▸ **AIM OF THE EXERCISE**
The listing below holds pictures; exclude them. Return exactly the lines from the one with "Rebuild this chart" through the one with "t_ambient = 279".

▸ **Records with drawing code**
----

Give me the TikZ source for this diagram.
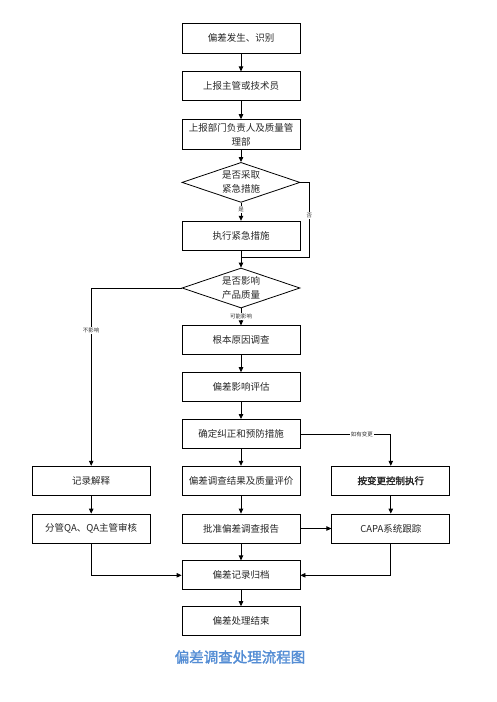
\documentclass[tikz,border=0pt]{standalone}
\usepackage{fontspec}
\newfontfamily\cjk{Noto Sans CJK SC}[AutoFakeBold=2]
\usepackage{xcolor}
\usetikzlibrary{arrows.meta, positioning, shapes.geometric}
\definecolor{titleblue}{HTML}{548DD4}

\begin{document}
\begin{tikzpicture}[x=1pt, y=-1pt,
    box/.style={rectangle, draw=black, line width=0.8pt, minimum width=118pt, minimum height=29pt, inner sep=2pt, align=center, font=\cjk\fontsize{9.5}{14}\selectfont, text=black!85},
    decision/.style={diamond, draw=black, line width=0.8pt, minimum width=118pt, minimum height=40pt, aspect=2.95, inner sep=0pt, align=center, font=\cjk\fontsize{9.5}{14}\selectfont, text=black!85},
    arrow/.style={-{Triangle[length=5pt, width=4.5pt]}, line width=0.8pt},
    line/.style={line width=0.8pt},
    tag/.style={font=\cjk\fontsize{5.5}{6}\selectfont, fill=white, inner sep=1pt, text=black!80},
]
\useasboundingbox (0,0) rectangle (496,702);

\node[box, minimum height=30pt] (found) at (241,38) {偏差发生、识别};
\node[box, below=18pt of found] (report) {上报主管或技术员};
\node[box, below=18pt of report, minimum height=30pt] (dept) {上报部门负责人及质量管\\理部};
\node[decision, below=12pt of dept] (urgent) {是否采取\\紧急措施};
\node[box, below=18pt of urgent] (action) {执行紧急措施};
\coordinate[below=7pt of action] (join);
\node[decision, below=17pt of action] (impact) {是否影响\\产品质量};
\node[box, below=17pt of impact] (cause) {根本原因调查};
\node[box, below=17pt of cause] (assess) {偏差影响评估};
\node[box, below=17pt of assess] (capa) {确定纠正和预防措施};
\node[box, below=17pt of capa] (result) {偏差调查结果及质量评价};
\node[box, left=31pt of result] (explain) {记录解释};
\node[box, right=31pt of result] (change) {\bfseries 按变更控制执行};
\node[box, below=18pt of result] (approve) {批准偏差调查报告};
\node[box, below=18pt of explain] (qa) {分管QA、QA主管审核};
\node[box, below=18pt of change] (track) {CAPA系统跟踪};
\node[box, below=17pt of approve] (archive) {偏差记录归档};
\node[box, below=16pt of archive] (finish) {偏差处理结束};

\node[font=\cjk\bfseries\fontsize{14.5}{16}\selectfont, text=titleblue] (title) at (240,657) {偏差调查处理流程图};

\draw[arrow] (found) -- (report);
\draw[arrow] (report) -- (dept);
\draw[arrow] (dept) -- (urgent);
\draw[arrow] (urgent) -- node[tag, pos=0.39] {是} (action);
\draw[arrow] (action) -- (impact);
\draw[line] (urgent.east) -- ++(9pt,0) |- node[tag, pos=0.22] {否} (join);
\draw[arrow] (impact) -- node[tag, pos=0.47] {可能影响} (cause);
\draw[arrow] (impact.west) -| node[tag, pos=0.62] {不影响} (explain.north);
\draw[arrow] (cause) -- (assess);
\draw[arrow] (assess) -- (capa);
\draw[arrow] (capa) -- (result);
\draw[arrow] (capa.east) -| node[tag, pos=0.34] {如有变更} (change.north);
\draw[arrow] (explain) -- (qa);
\draw[arrow] (result) -- (approve);
\draw[arrow] (change) -- (track);
\draw[arrow] (approve) -- (track);
\draw[arrow] (approve) -- (archive);
\draw[arrow] (qa.south) |- (archive.west);
\draw[arrow] (track.south) |- (archive.east);
\draw[arrow] (archive) -- (finish);
\end{tikzpicture}
\end{document}
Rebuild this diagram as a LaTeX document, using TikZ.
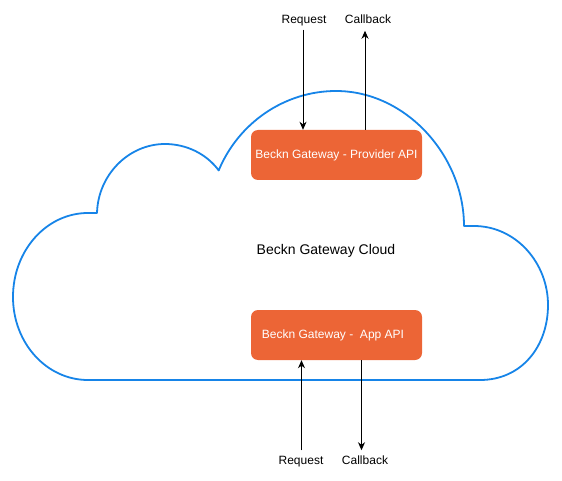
\documentclass[tikz,border=0pt]{standalone}
\usepackage{fontspec}
\setmainfont{Liberation Sans}
\usetikzlibrary{arrows.meta}
\definecolor{cloudblue}{RGB}{22,132,232}
\definecolor{boxorange}{RGB}{236,101,54}
\begin{document}
\begin{tikzpicture}[x=1pt,y=-1pt,
  lbl/.style={font=\fontsize{12}{14}\selectfont, inner sep=0pt, outer sep=0pt, text height=9pt, text depth=2.5pt},
  apibox/.style={rectangle, rounded corners=7pt, fill=boxorange, text=white, minimum width=171pt, minimum height=50pt, inner sep=0pt, font=\fontsize{12}{14}\selectfont},
  cloudline/.style={draw=cloudblue, line width=1.8pt, line join=round},
  arr/.style={draw=black, line width=1pt, -{Stealth[length=8pt,width=7pt,inset=2.5pt]}}
]
\useasboundingbox (0,0) rectangle (562,481);

% cloud outline
\draw[cloudline]
  (88,380) -- (480,380)
  .. controls (522,380) and (548,346) .. (548,305)
  .. controls (548,263) and (516,226) .. (474,226)
  -- (464,226)
  .. controls (464,156) and (406,91) .. (336,91)
  .. controls (284.6,91) and (238.4,122.9) .. (218.7,170.4)
  .. controls (206.2,153.5) and (186,144) .. (165,144)
  .. controls (128.5,144) and (98,175) .. (97,213)
  -- (88,213)
  .. controls (46.6,213) and (13,250.4) .. (13,297)
  .. controls (13,343.1) and (46.6,380) .. (88,380) -- cycle;

\node[lbl, font=\fontsize{14}{16}\selectfont] (cloudlbl) at (326,251) {Beckn Gateway Cloud};

% boxes
\node[apibox] (prov) at (336.5,155) {Beckn Gateway - Provider API};
\node[apibox] (app) at (336.5,335) {\hspace*{-7pt}Beckn Gateway -\ \ App API};

% labels
\node[lbl] (reqT) at (304,20) {Request};
\node[lbl] (cbT) at (368,20) {Callback};
\node[lbl] (reqB) at (301,461) {Request};
\node[lbl] (cbB) at (365,461) {Callback};

% connectors
\draw[arr] ([xshift=-33.5pt,yshift=-4pt]prov.north |- reqT.south) -- ([xshift=-33.5pt]prov.north);
\draw[arr] ([xshift=28.5pt]prov.north) -- ([xshift=28.5pt,yshift=-5pt]prov.north |- cbT.south);
\draw[arr] ([xshift=-35pt,yshift=5pt]app.south |- reqB.north) -- ([xshift=-35pt]app.south);
\draw[arr] ([xshift=25pt]app.south) -- ([xshift=25pt,yshift=5pt]app.south |- cbB.north);
\end{tikzpicture}
\end{document}
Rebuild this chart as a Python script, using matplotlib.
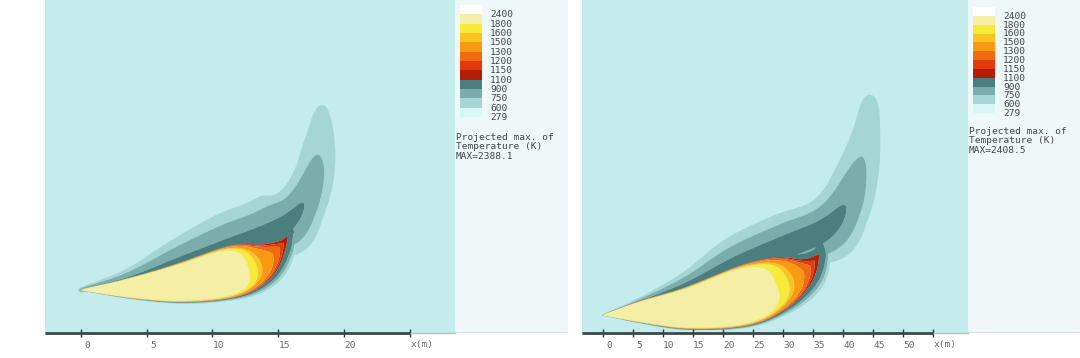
import numpy as np
import matplotlib
matplotlib.use('Agg')
import matplotlib.pyplot as plt
from matplotlib.transforms import ScaledTranslation

# temperature bands (K), lower bound of each legend block, and their colours
levels = [279, 600, 750, 900, 1100, 1150, 1200, 1300, 1500, 1600, 1800, 2400]
band_colors = ['#d8f7f7', '#a6d5d5', '#7badad', '#4b7e7e', '#b41c03', '#e23a0c',
               '#f26a0e', '#f99b12', '#fcc41e', '#f7ea3a', '#f5efa6', '#ffffff']
t_ambient = 279

# left case: hot core centreline (m), half width (m), peak temperature (K), edge softness
hot_l_x = [0.0, 3.73, 7.53, 11.11, 13.62, 15.14, 15.95]
hot_l_y = [3.27, 3.42, 3.81, 4.57, 5.40, 6.55, 7.70]
hot_l_hw = [0.03, 0.76, 1.45, 1.90, 1.75, 1.14, 0.40]
hot_l_t = [2300, 2385, 2385, 2200, 1520, 1230, 1100]
hot_l_k = [0.06, 0.06, 0.06, 0.08, 0.2, 0.3, 0.3]
# left case: warm plume centreline, widths above / below, temperature
warm_l_x = [0.0, 3.73, 7.53, 11.11, 13.62, 15.53, 16.82, 17.73, 18.19, 18.34, 18.34]
warm_l_y = [3.27, 4.03, 5.18, 6.32, 7.23, 8.22, 9.74, 12.02, 14.69, 17.35, 18.87]
warm_l_wup = [0.23, 1.07, 2.36, 3.27, 3.35, 3.35, 2.44, 2.13, 2.21, 1.90, 1.52]
warm_l_wdn = [0.23, 0.76, 1.52, 1.52, 1.90, 2.89, 2.28, 2.13, 2.13, 1.90, 1.52]
warm_l_t = [930, 940, 940, 940, 940, 930, 905, 820, 700, 600, 450]

# right case
hot_r_x = [0.0, 6.17, 14.5, 22.83, 28.33, 33.33, 35.83, 36.3]
hot_r_y = [3.0, 3.5, 4.17, 6.0, 8.0, 10.33, 12.9, 15.2]
hot_r_hw = [0.05, 1.75, 3.5, 4.83, 4.67, 3.67, 2.0, 0.5]
hot_r_t = [2300, 2390, 2390, 2300, 1850, 1320, 1140, 1080]
hot_r_k = [0.06, 0.06, 0.06, 0.06, 0.12, 0.25, 0.3, 0.3]
warm_r_x = [0.0, 6.17, 14.5, 22.83, 31.17, 37.0, 40.33, 42.5, 43.83, 44.5, 44.67]
warm_r_y = [3.0, 5.0, 7.5, 10.83, 14.17, 17.5, 21.33, 27.17, 33.0, 38.83, 42.17]
warm_r_wup = [0.17, 1.0, 3.33, 6.17, 6.83, 5.83, 5.5, 5.17, 4.83, 4.67, 4.0]
warm_r_wdn = [0.17, 1.0, 2.0, 4.17, 4.17, 6.83, 5.5, 5.17, 4.83, 4.67, 4.0]
warm_r_t = [950, 970, 980, 980, 980, 950, 900, 790, 690, 620, 520]

ticks_l = [0, 5, 10, 15, 20, 25]
ticks_r = [0, 5, 10, 15, 20, 25, 30, 35, 40, 45, 50, 55]
max_l = 2388.1
max_r = 2408.5

M = 40  # samples per centreline segment


def catmull(*cols):
    # smooth Catmull-Rom pass through the station values, M samples per segment
    P = np.column_stack(cols).astype(float)
    P = np.vstack([2 * P[0] - P[1], P, 2 * P[-1] - P[-2]])
    t = np.linspace(0, 1, M, endpoint=False)[:, None]
    out = []
    for i in range(1, len(P) - 2):
        p0, p1, p2, p3 = P[i - 1], P[i], P[i + 1], P[i + 2]
        out.append(0.5 * (2 * p1 + (-p0 + p2) * t + (2 * p0 - 5 * p1 + 4 * p2 - p3) * t ** 2
                          + (-p0 + 3 * p1 - 3 * p2 + p3) * t ** 3))
    out.append(P[-2][None, :])
    return np.vstack(out)


def curvilinear(G, C):
    T = np.gradient(C, axis=0)
    T /= np.linalg.norm(T, axis=1)[:, None]
    N = np.column_stack([-T[:, 1], T[:, 0]])
    js = np.empty(len(G), dtype=int)
    ns = np.empty(len(G))
    for a in range(0, len(G), 4000):
        g = G[a:a + 4000]
        d2 = ((g[:, None, :] - C[None, :, :]) ** 2).sum(-1)
        j = d2.argmin(1)
        n = ((g - C[j]) * N[j]).sum(1)
        ends = (j == 0) | (j == len(C) - 1)
        dist = np.sqrt(d2[np.arange(len(g)), j])
        js[a:a + 4000] = j
        ns[a:a + 4000] = np.where(ends, np.sign(n + 1e-9) * dist, n)
    return js, ns


def field(X, Y, hot, warm):
    G = np.column_stack([X.ravel(), Y.ravel()])
    S = catmull(*hot)
    j, n = curvilinear(G, S[:, :2])
    hw = np.maximum(S[j, 2], 0.02)
    tp = np.minimum(S[j, 3], 2399)
    k = S[j, 4]
    r = np.abs(n) / hw
    t_hot = t_ambient + (tp - t_ambient) / (1 + np.exp(np.clip((r - 1) / k, -50, 50)))
    S = catmull(*warm)
    j, n = curvilinear(G, S[:, :2])
    w = np.maximum(np.where(n > 0, S[j, 2], S[j, 3]), 0.02)
    t_warm = t_ambient + (S[j, 4] - t_ambient) * np.exp(-(n / w) ** 2)
    return np.maximum(t_hot, t_warm).reshape(X.shape)


fig = plt.figure(figsize=(10.8, 3.58), dpi=100)
W, H = 1080, 358
bg = '#c4ecec'
mono = 'DejaVu Sans Mono'


def panel(x0, x1, xlim, ylim, hot, warm, ticks, tmax, leg_w, leg_top, leg_h, text_y):
    ax = fig.add_axes([x0 / W, 25 / H, (x1 - x0) / W, 333 / H])
    ax.set_facecolor(bg)
    xs = np.linspace(-1.5, xlim[1] * 0.8, 520)
    ys = np.linspace(0.5, ylim[1] * 0.8, 440)
    X, Y = np.meshgrid(xs, ys)
    Z = field(X, Y, hot, warm)
    ax.contourf(X, Y, Z, levels=levels[1:] + [3000], colors=band_colors[1:], antialiased=True)
    ax.set_xlim(*xlim)
    ax.set_ylim(*ylim)
    for s in ax.spines.values():
        s.set_visible(False)
    ax.axhline(0, color='#b8c4c4', lw=1, clip_on=False)
    ax.plot([xlim[0], ticks[-1]], [0, 0], color='#3c4848', lw=2, clip_on=False, solid_capstyle='butt')
    ax.set_yticks([])
    ax.set_xticks(ticks)
    ax.set_xticklabels([str(t) for t in ticks[:-1]] + [''])
    ax.tick_params(axis='x', direction='inout', length=6, width=1, color='#2c3838',
                   labelsize=6.8, labelcolor='#666666', pad=3)
    for lab in ax.get_xticklabels():
        lab.set_fontfamily(mono)
        lab.set_transform(lab.get_transform() + ScaledTranslation(0.06, 0, fig.dpi_scale_trans))
    ax.annotate('x(m)', (ticks[-1], 0), xytext=(1, -11), textcoords='offset pixels',
                ha='left', va='center', fontsize=6.8, color='#666666', family=mono)

    lg = fig.add_axes([x1 / W, 25 / H, leg_w / W, 333 / H])
    lg.set_facecolor('#eef8f9')
    lg.set_xlim(0, leg_w)
    lg.set_ylim(333, 0)
    lg.set_xticks([])
    lg.set_yticks([])
    for s in lg.spines.values():
        s.set_visible(False)
    lg.axhline(333, color='#d4e2e4', lw=1.5)
    k = len(levels)
    h = leg_h / k
    col = [band_colors[k - 1 - i] for i in range(k)]
    tops = [leg_top + i * h for i in range(k)]
    lg.bar([16] * k, [h] * k, width=22, bottom=tops, color=col, align='center')
    for i in range(k):
        lg.text(35, tops[i] + h + 0.5, str(levels[k - 1 - i]), fontsize=6.8, family=mono,
                color='#444444', va='center', ha='left')
    lines = ['Projected max. of', 'Temperature (K)', 'MAX=%.1f' % tmax]
    for i, s in enumerate(lines):
        lg.text(1, text_y + i * 9.6, s, fontsize=6.8, family=mono, color='#444444',
                va='center', ha='left')
    return ax


panel(45, 455, (-2.74, 28.46), (0, 25.34),
      (hot_l_x, hot_l_y, hot_l_hw, hot_l_t, hot_l_k),
      (warm_l_x, warm_l_y, warm_l_wup, warm_l_wdn, warm_l_t),
      ticks_l, max_l, 113, 5, 112, 137)
panel(582, 968, (-3.5, 60.83), (0, 55.5),
      (hot_r_x, hot_r_y, hot_r_hw, hot_r_t, hot_r_k),
      (warm_r_x, warm_r_y, warm_r_wup, warm_r_wdn, warm_r_t),
      ticks_r, max_r, 112, 7, 106, 131)

fig.savefig('out.png', dpi=100, facecolor='white')
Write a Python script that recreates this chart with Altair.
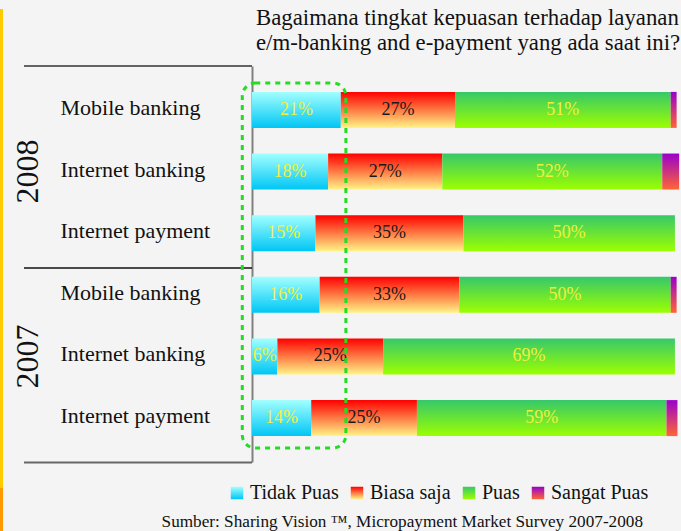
import altair as alt
import pandas as pd

# ---- data ----
years = ["2008", "2008", "2008", "2007", "2007", "2007"]
products = ["Mobile banking", "Internet banking", "Internet payment",
            "Mobile banking", "Internet banking", "Internet payment"]
categories = ["Tidak Puas", "Biasa saja", "Puas", "Sangat Puas"]
tidak_puas = [21, 18, 15, 16, 6, 14]
biasa_saja = [27, 27, 35, 33, 25, 25]
puas = [51, 52, 50, 50, 69, 59]
sangat_puas = [1.4, 4.0, 0.0, 1.4, 0.0, 2.6]

title_lines = ["Bagaimana tingkat kepuasan terhadap layanan",
               "e/m-banking and e-payment yang ada saat ini?"]
source_text = "Sumber: Sharing Vision \u2122, Micropayment Market Survey 2007-2008"

FONT = "Liberation Serif"

rows = [f"{y}|{p}" for y, p in zip(years, products)]
series = [tidak_puas, biasa_saja, puas, sangat_puas]
records = []
for i, r in enumerate(rows):
    for j, c in enumerate(categories):
        records.append({"row": r, "category": c, "order": j, "value": series[j][i]})
df = pd.DataFrame(records)

year_df = pd.DataFrame({"year": [years[1], years[4]], "row": [rows[1], rows[4]]})
dummy = pd.DataFrame({"a": [0]})


def grad(top, bottom):
    return {"expr": "{gradient: 'linear', x1: 0, y1: 0, x2: 0, y2: 1, "
                    f"stops: [{{offset: 0, color: '{top}'}}, {{offset: 1, color: '{bottom}'}}]}}"}


grads = [grad("#a2ffff", "#00c6f4"),
         grad("#ff0000", "#fff488"),
         grad("#36c86a", "#9cff00"),
         grad("#9900cc", "#ff6633")]

W, H = 428, 396

xscale = alt.Scale(domain=[0, 101.2], nice=False, zero=False)

base = alt.Chart(df).transform_stack(
    stack="value", groupby=["row"], as_=["x0", "x1"], sort=[alt.SortField("order")]
)

bars = base.mark_bar(strokeWidth=0).encode(
    y=alt.Y("row:N", sort=rows, title=None,
            scale=alt.Scale(paddingInner=0.416, paddingOuter=0.42),
            axis=alt.Axis(labelExpr="split(datum.label, '|')[1]", labelAlign="left",
                          labelPadding=192, ticks=False, tickSize=0, labelFont=FONT,
                          labelFontSize=22, labelColor="#111111", domainColor="#808080",
                          domainWidth=2, grid=False, labelBaseline="middle", labelOffset=-2)),
    x=alt.X("x0:Q", scale=xscale, axis=None),
    x2="x1:Q",
    color=alt.Color("category:N", scale=alt.Scale(domain=categories, range=grads),
                    legend=alt.Legend(orient="none", legendX=-25, legendY=417,
                                      direction="horizontal", title=None,
                                      symbolType="square", symbolSize=156,
                                      labelFont=FONT, labelFontSize=20,
                                      labelColor="#111111", columnPadding=8,
                                      labelOffset=3, symbolStrokeWidth=0)),
)

texts = base.transform_filter(
    "datum.category != 'Sangat Puas' && datum.value > 0"
).transform_calculate(
    mid="(datum.x0 + datum.x1) / 2", label="datum.value + '%'"
).mark_text(font=FONT, fontSize=18, baseline="middle").encode(
    y=alt.Y("row:N", sort=rows, title=None),
    x=alt.X("mid:Q", scale=xscale, axis=None),
    text="label:N",
    color=alt.condition("datum.category == 'Biasa saja'", alt.value("#1a1a1a"),
                        alt.value("#f0f03c")),
)

year_text = alt.Chart(year_df).mark_text(
    font=FONT, fontSize=32, angle=270, align="center", baseline="middle", color="#111111"
).encode(y=alt.Y("row:N", sort=rows, title=None), x=alt.value(-224), text="year:N")

box = alt.Chart(dummy).mark_rect(
    fill="transparent", stroke="#22dd22", strokeWidth=3, strokeDash=[5, 5], cornerRadius=13
).encode(x=alt.datum(-2.3, scale=xscale), x2=alt.datum(22.2), y=alt.value(17), y2=alt.value(382))

rule_top = alt.Chart(dummy).mark_rule(color="#333333", strokeWidth=1.5).encode(
    x=alt.value(-228), x2=alt.value(0), y=alt.value(0))
rule_mid = alt.Chart(dummy).mark_rule(color="#111111", strokeWidth=1.5).encode(
    x=alt.value(-228), x2=alt.value(0), y=alt.value(202))
rule_bot = alt.Chart(dummy).mark_rule(color="#666666", strokeWidth=2).encode(
    x=alt.value(-228), x2=alt.value(0), y=alt.value(396.5))

strip_y = alt.Chart(dummy).mark_rect(color="#ffcc00").encode(
    x=alt.value(-252), x2=alt.value(-249), y=alt.value(-57), y2=alt.value(422))
strip_o = alt.Chart(dummy).mark_rect(color="#ff9900").encode(
    x=alt.value(-252), x2=alt.value(-249), y=alt.value(422), y2=alt.value(465))

title1 = alt.Chart(dummy).mark_text(
    font=FONT, fontSize=22.8, align="left", baseline="alphabetic", color="#111111"
).encode(x=alt.value(4), y=alt.value(-41), text=alt.value(title_lines[0]))
title2 = alt.Chart(dummy).mark_text(
    font=FONT, fontSize=22.8, align="left", baseline="alphabetic", color="#111111"
).encode(x=alt.value(4), y=alt.value(-16), text=alt.value(title_lines[1]))

source = alt.Chart(dummy).mark_text(
    font=FONT, fontSize=17.2, align="right", baseline="alphabetic", color="#111111"
).encode(x=alt.value(391), y=alt.value(461), text=alt.value(source_text))

chart = alt.layer(
    strip_y, strip_o, rule_top, rule_mid, rule_bot, bars, texts, year_text, box,
    title1, title2, source
).properties(
    width=W, height=H,
    autosize=alt.AutoSizeParams(type="none"),
    padding={"left": 252, "top": 66, "right": 1, "bottom": 69},
    background="#f4f4f4",
).configure_view(stroke=None)

chart.save("out.html", embed_options={"renderer": "svg", "actions": False})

----

▸ **EXPECTED ANSWER**
Rebuild this chart as a Python script, using matplotlib.
import numpy as np
import matplotlib
matplotlib.use('Agg')
import matplotlib.pyplot as plt
from matplotlib.transforms import ScaledTranslation

# temperature bands (K), lower bound of each legend block, and their colours
levels = [279, 600, 750, 900, 1100, 1150, 1200, 1300, 1500, 1600, 1800, 2400]
band_colors = ['#d8f7f7', '#a6d5d5', '#7badad', '#4b7e7e', '#b41c03', '#e23a0c',
               '#f26a0e', '#f99b12', '#fcc41e', '#f7ea3a', '#f5efa6', '#ffffff']
t_ambient = 279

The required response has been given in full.